Esas No: 2014/14362
Karar No: 2014/16427
Karar Tarihi: 17.11.2014
Yargıtay 18. Hukuk Dairesi 2014/14362 Esas 2014/16427 Karar Sayılı İlamı
"İçtihat Metni"
MAHKEMESİ : Kayseri 3. Sulh Hukuk Mahkemesi
TARİHİ : 22/04/2011
NUMARASI : 2010/1217-2011/575
Dava dilekçesinde, kayyımlık kararının kaldırılması istenilmiştir. Mahkemece davanın reddine karar verilmiş, hüküm davacılar vekili tarafından temyiz edilmiştir.

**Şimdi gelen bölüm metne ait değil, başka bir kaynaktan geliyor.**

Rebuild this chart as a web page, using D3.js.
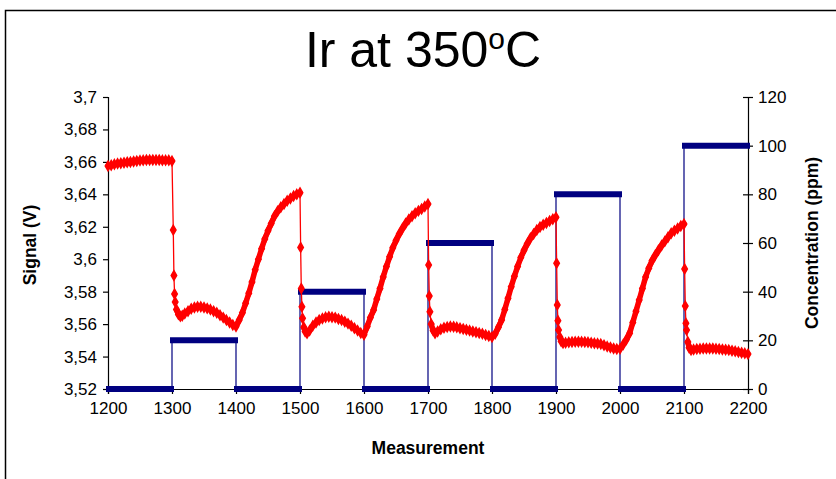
<!DOCTYPE html>
<html>
<head>
<meta charset="utf-8">
<script src="https://cdn.jsdelivr.net/npm/d3@7"></script>
<style>
  body { margin: 0; background: #fff; }
  svg { display: block; font-family: "Liberation Sans", Arial, sans-serif; }
</style>
</head>
<body>
<div id="chart"></div>
<script>
// signal (V) read off the picture, [measurement, value]
// fast drops after each gas step are kept apart from the slow curves
const curve0 = [[1200,3.6575],[1205,3.658],[1210,3.6585],[1215,3.659],[1220,3.6592],[1225,3.6595],[1230,3.6598],[1235,3.66],[1240,3.6603],[1245,3.6605],[1250,3.6608],[1255,3.661],[1260,3.6612],[1265,3.6612],[1270,3.6612],[1275,3.6612],[1280,3.6612],[1285,3.661],[1290,3.661],[1295,3.661],[1300,3.6605]];
const drop1 = [[1302,3.618],[1303,3.59],[1304,3.5786],[1305,3.5736]];
const curve1 = [[1307,3.569],[1310,3.566],[1313,3.5648],[1316,3.5652],[1320,3.5665],[1325,3.568],[1330,3.5695],[1335,3.5703],[1340,3.5707],[1345,3.5707],[1350,3.5703],[1355,3.5697],[1360,3.569],[1365,3.568],[1370,3.567],[1375,3.5655],[1380,3.564],[1385,3.5625],[1390,3.561],[1395,3.5595],[1400,3.5585],
  [1405,3.5625],[1410,3.567],[1415,3.5728],[1420,3.579],[1425,3.586],[1430,3.5935],[1435,3.6],[1440,3.6065],[1445,3.6125],[1450,3.6175],[1455,3.622],[1460,3.6265],[1465,3.6295],[1470,3.632],[1475,3.634],[1480,3.636],[1485,3.6375],[1490,3.639],[1495,3.64],[1500,3.641]];
const drop2 = [[1501,3.6073],[1502,3.582],[1503,3.5707],[1504,3.5636]];
const curve2 = [[1506,3.558],[1508,3.5555],[1511,3.5543],[1515,3.556],[1520,3.559],[1525,3.561],[1530,3.5625],[1535,3.5635],[1540,3.5642],[1545,3.5646],[1550,3.5643],[1555,3.564],[1560,3.5632],[1565,3.5625],[1570,3.5615],[1575,3.5603],[1580,3.559],[1585,3.5575],[1590,3.556],[1595,3.5545],[1600,3.5535],
  [1605,3.5585],[1610,3.564],[1615,3.5687],[1620,3.5755],[1625,3.582],[1630,3.589],[1635,3.5955],[1640,3.6015],[1645,3.607],[1650,3.6115],[1655,3.6155],[1660,3.619],[1665,3.622],[1670,3.6245],[1675,3.6265],[1680,3.6283],[1685,3.6298],[1690,3.631],[1695,3.6325],[1700,3.634]];
const drop3 = [[1701,3.5964],[1702,3.5773],[1703,3.5676]];
const curve3 = [[1705,3.56],[1708,3.556],[1711,3.5543],[1715,3.5555],[1720,3.5568],[1725,3.5577],[1730,3.5582],[1735,3.5585],[1740,3.5584],[1745,3.558],[1750,3.5575],[1755,3.557],[1760,3.5565],[1765,3.556],[1770,3.5555],[1775,3.555],[1780,3.5545],[1785,3.554],[1790,3.5533],[1795,3.5527],[1800,3.552],
  [1805,3.554],[1810,3.558],[1815,3.5625],[1820,3.569],[1825,3.576],[1830,3.583],[1835,3.5895],[1840,3.5955],[1845,3.601],[1850,3.6055],[1855,3.6095],[1860,3.613],[1865,3.6155],[1870,3.618],[1875,3.6198],[1880,3.6212],[1885,3.6224],[1890,3.6236],[1895,3.6247],[1900,3.6258]];
const drop4 = [[1901,3.5975],[1902,3.5718],[1903,3.5621],[1904,3.5563]];
const curve4 = [[1906,3.552],[1908,3.5495],[1911,3.5483],[1915,3.5485],[1920,3.5488],[1925,3.549],[1930,3.5491],[1935,3.5492],[1940,3.5491],[1945,3.549],[1950,3.5488],[1955,3.5485],[1960,3.5482],[1965,3.548],[1970,3.5477],[1975,3.547],[1980,3.5462],[1985,3.5456],[1990,3.545],[1995,3.5446],[2000,3.5448],
  [2005,3.5475],[2010,3.5505],[2015,3.5543],[2020,3.561],[2025,3.568],[2030,3.5748],[2035,3.582],[2040,3.589],[2045,3.5945],[2050,3.599],[2055,3.6025],[2060,3.6055],[2065,3.6085],[2070,3.611],[2075,3.6135],[2080,3.616],[2085,3.6175],[2090,3.619],[2095,3.6205],[2100,3.6217]];
const drop5 = [[2101,3.594],[2102,3.5711],[2103,3.5605],[2104,3.5563]];
const curve5 = [[2106,3.549],[2108,3.5455],[2111,3.544],[2115,3.5443],[2120,3.5446],[2125,3.5448],[2130,3.545],[2135,3.545],[2140,3.545],[2145,3.545],[2150,3.5448],[2155,3.5446],[2160,3.5444],[2165,3.5442],[2170,3.544],[2175,3.5436],[2180,3.5432],[2185,3.5428],[2190,3.5424],[2195,3.542],[2200,3.5415]];

// concentration (ppm) steps
const concEdges = [1200, 1300, 1400, 1500, 1600, 1700, 1800, 1900, 2000, 2100, 2200];
const concLevels = [0, 20, 0, 40, 0, 60, 0, 80, 0, 100];

const xTicks = [1200, 1300, 1400, 1500, 1600, 1700, 1800, 1900, 2000, 2100, 2200];
const yTicks = [3.52, 3.54, 3.56, 3.58, 3.6, 3.62, 3.64, 3.66, 3.68, 3.7];
const y2Ticks = [0, 20, 40, 60, 80, 100, 120];

const curves = [curve0, curve1, curve2, curve3, curve4, curve5];
const signal = [].concat(curve0, drop1, curve1, drop2, curve2, drop3, curve3, drop4, curve4, drop5, curve5);

const W = 836, H = 479;
const margin = { top: 97, right: 88, bottom: 90, left: 108 };
const width = W - margin.left - margin.right;
const height = H - margin.top - margin.bottom;

const root = d3.select("#chart").append("svg")
    .attr("width", W)
    .attr("height", H);

// outer frame (cut off at right and bottom in the original)
root.append("rect")
    .attr("x", 5.5).attr("y", 10.5)
    .attr("width", 1000).attr("height", 1000)
    .attr("fill", "none")
    .attr("stroke", "#000")
    .attr("stroke-width", 1.5);

root.append("text")
    .attr("x", 423)
    .attr("y", 67)
    .attr("text-anchor", "middle")
    .style("font-size", "50px")
    .html('Ir at 350<tspan dy="-18" font-size="30px">o</tspan><tspan dy="18">C</tspan>');

const svg = root.append("g")
    .attr("transform", `translate(${margin.left},${margin.top})`);

const x = d3.scaleLinear().domain([1200, 2200]).range([0, width]);
const y = d3.scaleLinear().domain([3.52, 3.7]).range([height, 0]);
const y2 = d3.scaleLinear().domain([0, 120]).range([height, 0]);

const comma = d => d3.format("")(+d.toFixed(2)).replace(".", ",");

// axes
const gx = svg.append("g")
    .attr("transform", `translate(0,${height})`)
    .call(d3.axisBottom(x).tickValues(xTicks).tickSize(5).tickPadding(8).tickFormat(d3.format("d")));
const gy = svg.append("g")
    .call(d3.axisLeft(y).tickValues(yTicks).tickSize(5).tickPadding(6).tickFormat(comma));
const gy2 = svg.append("g")
    .attr("transform", `translate(${width},0)`)
    .call(d3.axisRight(y2).tickValues(y2Ticks).tickSize(5).tickPadding(5).tickFormat(d3.format("d")));
gy2.selectAll(".tick line").attr("x1", -5);

[gx, gy, gy2].forEach(g => {
    g.select(".domain").attr("stroke", "#000").attr("stroke-width", 1.2);
    g.selectAll(".tick line").attr("stroke", "#000").attr("stroke-width", 1.2);
    g.selectAll(".tick text")
        .style("font-size", "17px")
        .style("font-family", "'Liberation Sans', Arial, sans-serif")
        .attr("fill", "#000");
});

// axis titles
svg.append("text")
    .attr("x", width / 2)
    .attr("y", height + 65)
    .attr("text-anchor", "middle")
    .style("font-size", "17.5px")
    .style("font-weight", "bold")
    .text("Measurement");
svg.append("text")
    .attr("transform", `translate(${36 - margin.left},${height / 2 + 2}) rotate(-90)`)
    .attr("text-anchor", "middle")
    .style("font-size", "17.5px")
    .style("font-weight", "bold")
    .text("Signal (V)");
svg.append("text")
    .attr("transform", `translate(${width + 70},${height / 2}) rotate(-90)`)
    .attr("text-anchor", "middle")
    .style("font-size", "17.5px")
    .style("font-weight", "bold")
    .text("Concentration (ppm)");

// concentration series
const concPts = [];
concLevels.forEach((c, i) => {
    concPts.push([concEdges[i], c], [concEdges[i + 1], c]);
});
svg.append("path")
    .datum(concPts)
    .attr("fill", "none")
    .attr("stroke", "#000080")
    .attr("stroke-width", 1.2)
    .attr("d", d3.line().x(d => x(d[0])).y(d => y2(d[1])));
svg.selectAll(".conc")
    .data(concLevels)
    .enter()
    .append("line")
    .attr("class", "conc")
    .attr("x1", (d, i) => x(concEdges[i]) + 1)
    .attr("x2", (d, i) => x(concEdges[i + 1]) - 1)
    .attr("y1", d => y2(d))
    .attr("y2", d => y2(d))
    .attr("stroke", "#000080")
    .attr("stroke-width", 6)
    .attr("stroke-linecap", "square");

// signal series: thin connecting line, dense marker band, markers
const sigLine = d3.line().x(d => x(d[0])).y(d => y(d[1]));
svg.append("path")
    .datum(signal)
    .attr("fill", "none")
    .attr("stroke", "#ff0000")
    .attr("stroke-width", 1.3)
    .attr("d", sigLine);
svg.selectAll(".band")
    .data(curves)
    .enter()
    .append("path")
    .attr("class", "band")
    .attr("fill", "none")
    .attr("stroke", "#ff0000")
    .attr("stroke-width", 5.5)
    .attr("stroke-linejoin", "round")
    .attr("stroke-linecap", "round")
    .attr("d", sigLine);
svg.selectAll(".sig")
    .data(signal)
    .enter()
    .append("path")
    .attr("class", "sig")
    .attr("transform", d => `translate(${x(d[0])},${y(d[1])})`)
    .attr("d", d3.symbol(d3.symbolDiamond, 26))
    .attr("fill", "#ff0000")
    .attr("stroke", "#ff0000")
    .attr("stroke-width", 1.5);
</script>
</body>
</html>
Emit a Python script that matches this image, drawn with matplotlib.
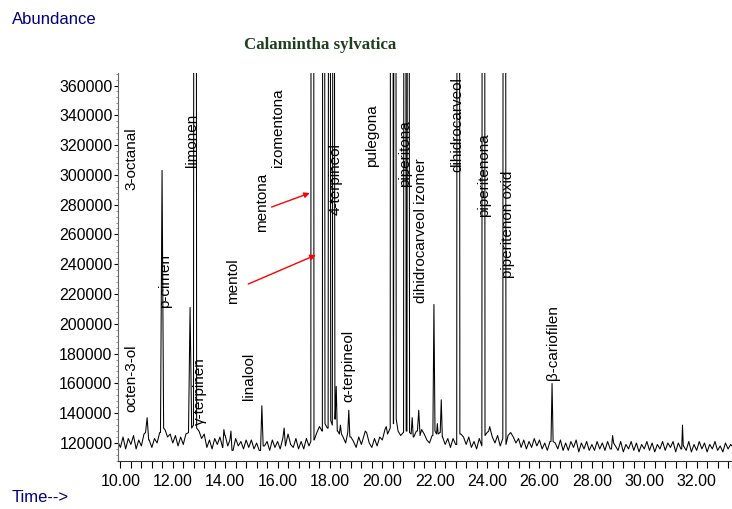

Y A R G I T A Y K A R A R I
Temyiz isteminin süresi içinde olduğu anlaşıldıktan sonra dosyadaki bütün kağıtlar okunup gereği düşünüldü:
Davacı vekili dava dilekçesinde; .. ada.. parsel sayılı taşınmazdaki ortaklığın giderilmesi davasında taşınmazın hissedarlarından "B. karısı Ş."nin kim olduğu bilinmediğinden Kayseri Defterdarı"nın kayyım atanmış olduğunu ancak adı geçen hissedarın öldüğünü ve davacıların mirasçı kaldığını, kayyımlıkla idareyi gerektirir bir durumun kalmadığını belirterek kayyımlık kararının kaldırılmasını istemiş, mahkemece davanın reddine karar verilmiştir.
4721 sayılı Türk Medeni Kanunu"nun 477. maddesinde "Temsil kayyımlığı, kayyımın yapmakla görevlendirildiği işin bitirilmesiyle sona erer. Yönetim kayyımlığı, kayyımın atanmasını gerektiren sebebin ortadan kalkması veya kayyımın görevden alınmasıyla sona erer.”hükmü yer almaktadır.
Dosyadaki bilgi ve belgelerden; davaya konu .. ada .. parsel sayılı taşınmazdaki ortaklığın giderilmesi davasında taşınmazın hissedarlarından "B.. karısı Ş."nin kim olduğu bilinmediğinden Kayseri 3. Sulh Hukuk Mahkemesi"nin 04.07.2002 tarihli 2002/480 Esas ve 2002/770 Karar sayılı kararı ile "B. karısı Ş." ve diğer bir kısım hissedarlara Kayseri Defterdarının kayyım atanmış olduğu, taşınmazın 1948 yılında kadastroca, Şubat 1928 tarihli 71 nolu tapu kaydına dayanılarak "B. karısı Ş." ile diğer hissedarlar adına tespit ve tescil edildiği, Kayseri 3. Sulh Hukuk Mahkemesince verilen davacıların dayandığı 2009/226-644 sayılı veraset belgesinde mirasçıları gösterilen İsmail ve M. kızı 1874 doğumlu Ş."nin 30.01.1925 tarihinde vefat ettiği, kadastro tespitinin dayanağı olan 1928 tarihli (71) nolu tapu kaydının getirtilip incelendiği, davacıların mirasbırakanı "Ş." ile tapu maliki "B. karısı Ş."nin aynı kişi olduğunun kuşkuya yer bırakmayacak şekilde belirlendiği, ortaklığın giderilmesi davasında; yargılama sırasında adı geçen hissedarın mirasçılarının davaya katıldığı, 16.02.2006 tarihinde taşınmazdaki ortaklığın satış suretiyle giderilmesine karar verildiği, kararın 14.03.2007 tarihinde kesinleştiği, "B.karısı Ş."nin öldüğü ve davacıların mirasçı kaldığı, tapuda taşınmazın hissedarlarının belli olduğu, kayyımlıkla idareyi gerektirir bir durumun kalmadığı anlaşılmaktadır.
Yukarıda yapılan açıklamalar dikkate alındığında taşınmazın malikinin belli olması ve kayyımlık kararının kaldırılması şartlarının mevcut olması nedeniyle davanın kabulüne karar verilmesi gerekirken yazılı şekilde davanın reddi doğru görülmemiştir.
Bu itibarla yukarıda açıklanan esaslar gözönünde tutulmaksızın yazılı şekilde hüküm tesisi isabetsiz, temyiz itirazları bu nedenlerle yerinde olduğundan kabulü ile hükmün HUMK.nun 428.maddesi gereğince BOZULMASINA, temyiz peşin harcının istek halinde temyiz edene iadesine, 17.11.2014 gününde oybirliğiyle karar verildi.